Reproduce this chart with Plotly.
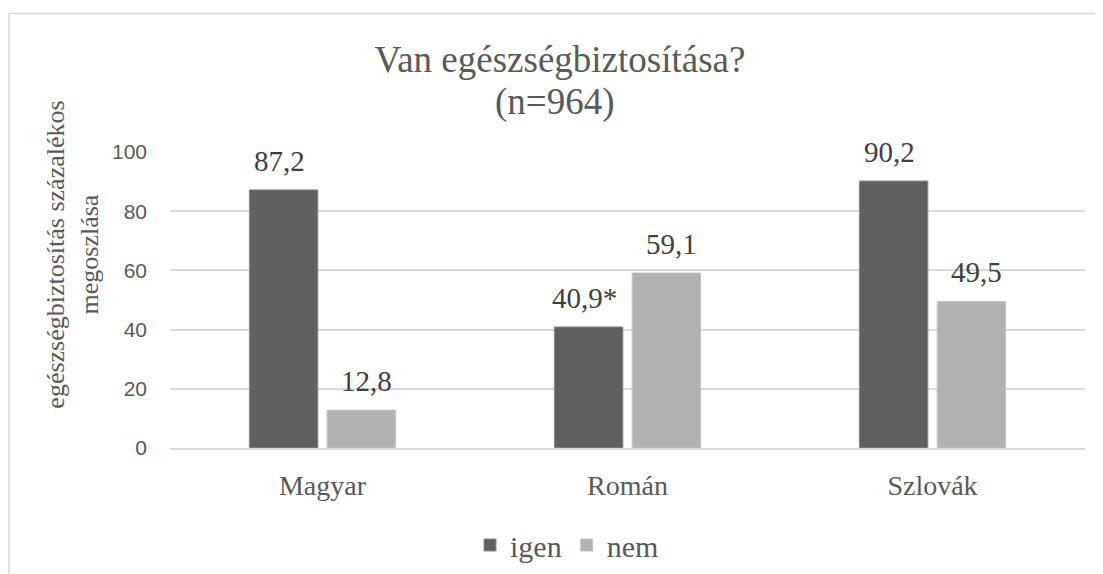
import plotly.graph_objects as go

categories = ["Magyar", "Román", "Szlovák"]
igen = [87.2, 40.9, 90.2]
nem = [12.8, 59.1, 49.5]
igen_marks = ["", "*", ""]
nem_marks = ["", "", ""]
y_ticks = [0, 20, 40, 60, 80, 100]

def fmt(v, m):
    return f"{v:.1f}".replace(".", ",") + m

W, H = 1103, 574
OFF = 8  # page body margin
ML, MR, MT, MB = 170 - OFF, 18 + OFF, 152 - OFF, 125 + OFF
serif = "Liberation Serif"
sans = "Liberation Sans"
txt = "#595959"
lbl = "#404040"

fig = go.Figure()
fig.add_trace(go.Bar(
    name="igen", x=categories, y=igen,
    marker=dict(color="#606060", line=dict(color="#8a8a8a", width=1)),
))
fig.add_trace(go.Bar(
    name="nem", x=categories, y=nem,
    marker=dict(color="#b2b2b2", line=dict(color="#c4c4c4", width=1)),
))

pw = W - ML - MR
ph = H - MT - MB
def px(x):
    return (x - OFF - ML) / pw
def py(y):
    return (H - MB - (y - OFF)) / ph

# data labels placed over each bar (offset of bar within its group)
GROUP_SHIFT = 43.5
annotations = []
for series, marks, sh in ((igen, igen_marks, -GROUP_SHIFT), (nem, nem_marks, GROUP_SHIFT)):
    for c, v, m in zip(categories, series, marks):
        annotations.append(dict(
            x=c, y=v, xref="x", yref="y", text=fmt(v, m), showarrow=False,
            xanchor="center", yanchor="bottom", xshift=sh, yshift=11,
            font=dict(family=serif, size=29, color=lbl)))

annotations.append(dict(
    text="(n=964)", xref="paper", yref="paper", x=px(555), y=py(102),
    xanchor="center", yanchor="middle", showarrow=False,
    font=dict(family=serif, size=37, color=txt)))
annotations.append(dict(
    text="egészségbiztosítás százalékos<br>megoszlása", textangle=-90,
    xref="paper", yref="paper", x=px(73), y=py(255), xanchor="center", yanchor="middle",
    showarrow=False, font=dict(family=serif, size=26, color=txt)))

fig.update_layout(
    width=W, height=H,
    margin=dict(l=ML, r=MR, t=MT, b=MB),
    paper_bgcolor="white", plot_bgcolor="white",
    barmode="group", bargap=0.49, bargroupgap=0.12,
    title=dict(text="Van egészségbiztosítása?", x=px(560), xanchor="center",
               xref="paper", y=1 - (59 - OFF) / H, yanchor="middle",
               font=dict(family=serif, size=37, color=txt)),
    showlegend=True,
    legend=dict(orientation="h", x=px(567), xanchor="center", y=py(545), yanchor="middle",
                font=dict(family=serif, size=30, color=txt), itemwidth=30,
                traceorder="normal"),
    xaxis=dict(showgrid=False, showline=True, linecolor="#d9d9d9", linewidth=1.5,
               ticks="", ticklabelstandoff=12,
               tickfont=dict(family=serif, size=28, color=txt)),
    yaxis=dict(range=[0, 100], tickvals=y_ticks, showgrid=True, gridcolor="#d9d9d9",
               gridwidth=1.5, zeroline=False, ticks="", showline=False,
               ticklabelstandoff=22,
               tickfont=dict(family=sans, size=21, color=txt)),
    annotations=annotations,
    shapes=[
        dict(type="line", xref="paper", yref="paper", x0=px(9), x1=px(1111), y0=py(13), y1=py(13),
             line=dict(color="#d9d9d9", width=1.5)),
        dict(type="line", xref="paper", yref="paper", x0=px(9), x1=px(9), y0=py(13), y1=py(582),
             line=dict(color="#d9d9d9", width=1.5)),
    ],
)

fig.write_html("out.html")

####

* **Direction**
Extract, word for word, each line from the top of the data down to and including the line with "font=dict(family=serif, size=29, color=lbl)))"; skip the pictures.

* **Result of the exercise**
Reproduce this chart with Plotly.
import plotly.graph_objects as go

categories = ["Magyar", "Román", "Szlovák"]
igen = [87.2, 40.9, 90.2]
nem = [12.8, 59.1, 49.5]
igen_marks = ["", "*", ""]
nem_marks = ["", "", ""]
y_ticks = [0, 20, 40, 60, 80, 100]

def fmt(v, m):
    return f"{v:.1f}".replace(".", ",") + m

W, H = 1103, 574
OFF = 8  # page body margin
ML, MR, MT, MB = 170 - OFF, 18 + OFF, 152 - OFF, 125 + OFF
serif = "Liberation Serif"
sans = "Liberation Sans"
txt = "#595959"
lbl = "#404040"

fig = go.Figure()
fig.add_trace(go.Bar(
    name="igen", x=categories, y=igen,
    marker=dict(color="#606060", line=dict(color="#8a8a8a", width=1)),
))
fig.add_trace(go.Bar(
    name="nem", x=categories, y=nem,
    marker=dict(color="#b2b2b2", line=dict(color="#c4c4c4", width=1)),
))

pw = W - ML - MR
ph = H - MT - MB
def px(x):
    return (x - OFF - ML) / pw
def py(y):
    return (H - MB - (y - OFF)) / ph

# data labels placed over each bar (offset of bar within its group)
GROUP_SHIFT = 43.5
annotations = []
for series, marks, sh in ((igen, igen_marks, -GROUP_SHIFT), (nem, nem_marks, GROUP_SHIFT)):
    for c, v, m in zip(categories, series, marks):
        annotations.append(dict(
            x=c, y=v, xref="x", yref="y", text=fmt(v, m), showarrow=False,
            xanchor="center", yanchor="bottom", xshift=sh, yshift=11,
            font=dict(family=serif, size=29, color=lbl)))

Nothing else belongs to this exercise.